Artikel 3.17, eerste lid, van de Regeling Geneesmiddelenwet

Een fabrikant, een groothandelaar of een apotheekhoudende is bevoegd om een geneesmiddel waarvoor geen vergunning voor het in de handel brengen in Nederland is verleend, af te leveren aan een arts, indien:

a.       de arts het noodzakelijk acht dat een tot zijn geneeskundige praktijk behorende patiënt met het geneesmiddel wordt behandeld,

b.       er geen adequaat medicamenteus alternatief voor het geneesmiddel in Nederland in de handel is of anderszins verkrijgbaar is,

c.       de arts hem met gebruikmaking van het door de Inspectie gezondheidszorg en jeugd beschikbaar gestelde model, schriftelijk heeft verzocht het geneesmiddel aan hem af te leveren;

d.       hij aan de Inspectie gezondheidszorg en jeugd het schriftelijke verzoek van de arts heeft overgelegd,

e.       de Inspectie gezondheidszorg en jeugd de hoeveelheid van het geneesmiddel en de periode gedurende welke het mag worden afgeleverd aan de betrokken arts, heeft bepaald, en

f.       de betrokken fabrikant, groothandelaar of apotheekhoudende een administratie bijhoudt waarin de hoeveelheid van het geneesmiddel, de naam van de arts, het aantal patiënten voor wie het geneesmiddel is bestemd, en de geconstateerde bijwerkingen worden vastgelegd.

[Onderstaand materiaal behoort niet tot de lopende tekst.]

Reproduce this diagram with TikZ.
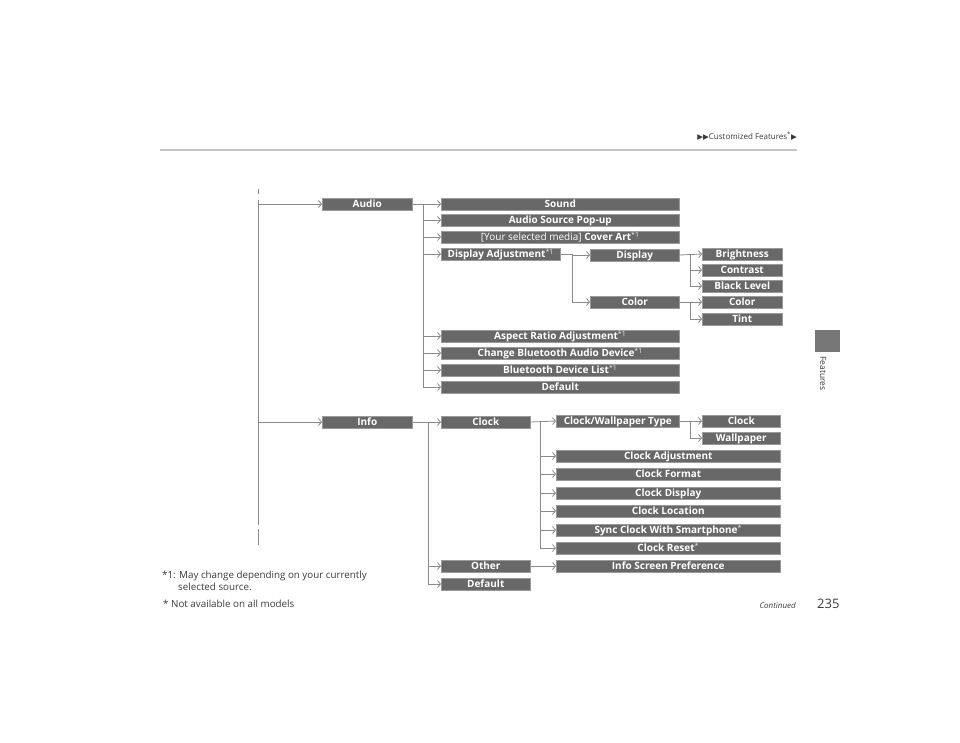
\documentclass[tikz,border=0pt]{standalone}
\usepackage{fontspec}
\setsansfont{Open Sans}
\newfontfamily\symfont{DejaVu Sans}
\usetikzlibrary{arrows.meta}

\definecolor{boxgray}{HTML}{686868}
\definecolor{edgegray}{HTML}{9A9A9A}
\definecolor{linegray}{HTML}{8A8A8A}
\definecolor{rulegray}{HTML}{C4C4C4}
\definecolor{txtgray}{HTML}{3A3A3A}

\newcommand{\fn}[1]{\textsuperscript{\mdseries\color{white!85!gray}#1}}

\tikzset{
  menu/.style={fill=boxgray, draw=edgegray, line width=0.5pt, text=white,
    font=\sffamily\bfseries\fontsize{10}{11}\selectfont,
    minimum height=12pt, text height=8.8pt, text depth=1.4pt,
    inner sep=0pt, anchor=west},
  link/.style={draw=linegray, line width=0.8pt},
  tip/.style={link, -{Straight Barb[length=3pt,width=7pt]}},
  note/.style={font=\sffamily\fontsize{9.8}{12}\selectfont, text=txtgray, anchor=west, inner sep=0pt}
}

\begin{document}
\begin{tikzpicture}[x=1pt,y=-1pt]
  \useasboundingbox (0,0) rectangle (960,742);

  % page header
  \draw[rulegray, line width=2pt] (160,150) -- (797,150);
  \node[anchor=east, inner sep=0pt, text=txtgray] (head) at (797,136)
    {{\symfont\fontsize{7.5}{8}\selectfont ▶▶}{\sffamily\fontsize{8}{9}\selectfont Customized Features\textsuperscript{*}}{\symfont\fontsize{7.5}{8}\selectfont ▶}};

  % side tab
  \fill[boxgray!90] (815,330) rectangle (840,352);
  \node[rotate=-90, anchor=west, inner sep=0pt, text=txtgray, font=\sffamily\fontsize{8.5}{9}\selectfont] (tab) at (823,356) {Features};

  % first level
  \node[menu, minimum width=90pt] (audio) at (322,204) {Audio};
  \node[menu, minimum width=90pt] (info) at (322,422) {Info};

  % audio items
  \node[menu, minimum width=238pt] (sound) at (441,204) {Sound};
  \node[menu, minimum width=238pt] (popup) at (441,220) {Audio Source Pop-up};
  \node[menu, minimum width=238pt] (cover) at (441,237) {\mdseries[Your selected media] \bfseries Cover Art\fn{*1}};
  \node[menu, minimum width=119pt] (dispadj) at (441,254) {Display Adjustment\fn{*1}};
  \node[menu, minimum width=238pt] (aspect) at (441,336) {Aspect Ratio Adjustment\fn{*1}};
  \node[menu, minimum width=238pt] (btchange) at (441,353) {Change Bluetooth Audio Device\fn{*1}};
  \node[menu, minimum width=238pt] (btlist) at (441,370) {Bluetooth Device List\fn{*1}};
  \node[menu, minimum width=238pt] (adefault) at (441,387) {Default};

  \node[menu, minimum width=89pt] (display) at (590,255) {Display};
  \node[menu, minimum width=89pt] (color) at (590,302) {Color};
  \node[menu, minimum width=80pt] (bright) at (702,254) {Brightness};
  \node[menu, minimum width=80pt] (contrast) at (702,270) {Contrast};
  \node[menu, minimum width=80pt] (black) at (702,286) {Black Level};
  \node[menu, minimum width=80pt] (color2) at (702,302) {Color};
  \node[menu, minimum width=80pt] (tint) at (702,319) {Tint};

  % info items
  \node[menu, minimum width=89pt] (clock) at (441,422) {Clock};
  \node[menu, minimum width=89pt] (other) at (441,566) {Other};
  \node[menu, minimum width=89pt] (idefault) at (441,584) {Default};

  \node[menu, minimum width=123pt] (cwtype) at (556,421) {Clock/Wallpaper Type};
  \node[menu, minimum width=224pt] (cadj) at (556,456) {Clock Adjustment};
  \node[menu, minimum width=224pt] (cformat) at (556,474) {Clock Format};
  \node[menu, minimum width=224pt] (cdisp) at (556,493) {Clock Display};
  \node[menu, minimum width=224pt] (cloc) at (556,511) {Clock Location};
  \node[menu, minimum width=224pt] (csync) at (556,530) {Sync Clock With Smartphone\fn{*}};
  \node[menu, minimum width=224pt] (creset) at (556,548) {Clock Reset\fn{*}};
  \node[menu, minimum width=224pt] (ipref) at (556,566) {Info Screen Preference};

  \node[menu, minimum width=78pt] (wclock) at (702,421) {Clock};
  \node[menu, minimum width=78pt] (wpaper) at (702,438) {Wallpaper};

  % root spine
  \coordinate (root) at (258,200);
  \draw[link] (258,189) -- (258,194);
  \draw[link] (root) -- (258,525);
  \draw[link] (258,529) -- (258,545);
  \draw[tip] (root |- audio.west) -- (audio.west);
  \draw[tip] (root |- info.west) -- (info.west);

  % audio branch
  \coordinate (sa) at (423,204);
  \draw[tip] (audio.east) -- (sound.west);
  \foreach \n in {popup,cover,dispadj,aspect,btchange,btlist}
    \draw[tip] (sa |- \n.west) -- (\n.west);
  \draw[tip] (sa) |- (adefault.west);

  \coordinate (sd) at (572,254);
  \draw[link] (dispadj.east) -- (sd);
  \draw[tip] (sd) |- (display.west);
  \draw[tip] (sd) |- (color.west);

  \coordinate (sb) at (690,255);
  \draw[tip] (display.east) -- (bright.west);
  \draw[tip] (sb |- contrast.west) -- (contrast.west);
  \draw[tip] (sb) |- (black.west);

  \coordinate (sc) at (690,302);
  \draw[tip] (color.east) -- (color2.west);
  \draw[tip] (sc) |- (tint.west);

  % info branch
  \coordinate (si) at (428,422);
  \draw[tip] (info.east) -- (clock.west);
  \draw[tip] (si |- other.west) -- (other.west);
  \draw[tip] (si) |- (idefault.west);

  \coordinate (sk) at (540,422);
  \draw[tip] (clock.east) -- (cwtype.west);
  \foreach \n in {cadj,cformat,cdisp,cloc,csync}
    \draw[tip] (sk |- \n.west) -- (\n.west);
  \draw[tip] (sk) |- (creset.west);

  \coordinate (sw) at (690,421);
  \draw[tip] (cwtype.east) -- (wclock.west);
  \draw[tip] (sw) |- (wpaper.west);

  \draw[tip] (other.east) -- (ipref.west);

  % notes
  \node[note, align=left] (note1) at (162,581) {*1: May change depending on your currently\\\hspace*{16pt}selected source.};
  \node[note] (note2) at (163,604) {* Not available on all models};
  \node[anchor=east, inner sep=0pt, text=txtgray, font=\sffamily\itshape\fontsize{8}{9}\selectfont] (cont) at (796,605) {Continued};
  \node[anchor=west, inner sep=0pt, text=txtgray, font=\sffamily\fontsize{13}{14}\selectfont] (page) at (817,604) {235};
\end{tikzpicture}
\end{document}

Artikel 3.17a van de Regeling Geneesmiddelenwet

1.       De Inspectie gezondheidszorg en jeugd kan ten aanzien van een geneesmiddel als bedoeld in artikel 3.17, eerste lid, aanhef en onderdeel b, toestemming verlenen voor het afleveren van dat geneesmiddel aan artsen door een fabrikant, een groothandelaar of een apotheekhoudende.

2.       Artikel 3.17, eerste lid, onderdelen a, b, e en f, zijn van overeenkomstige toepassing.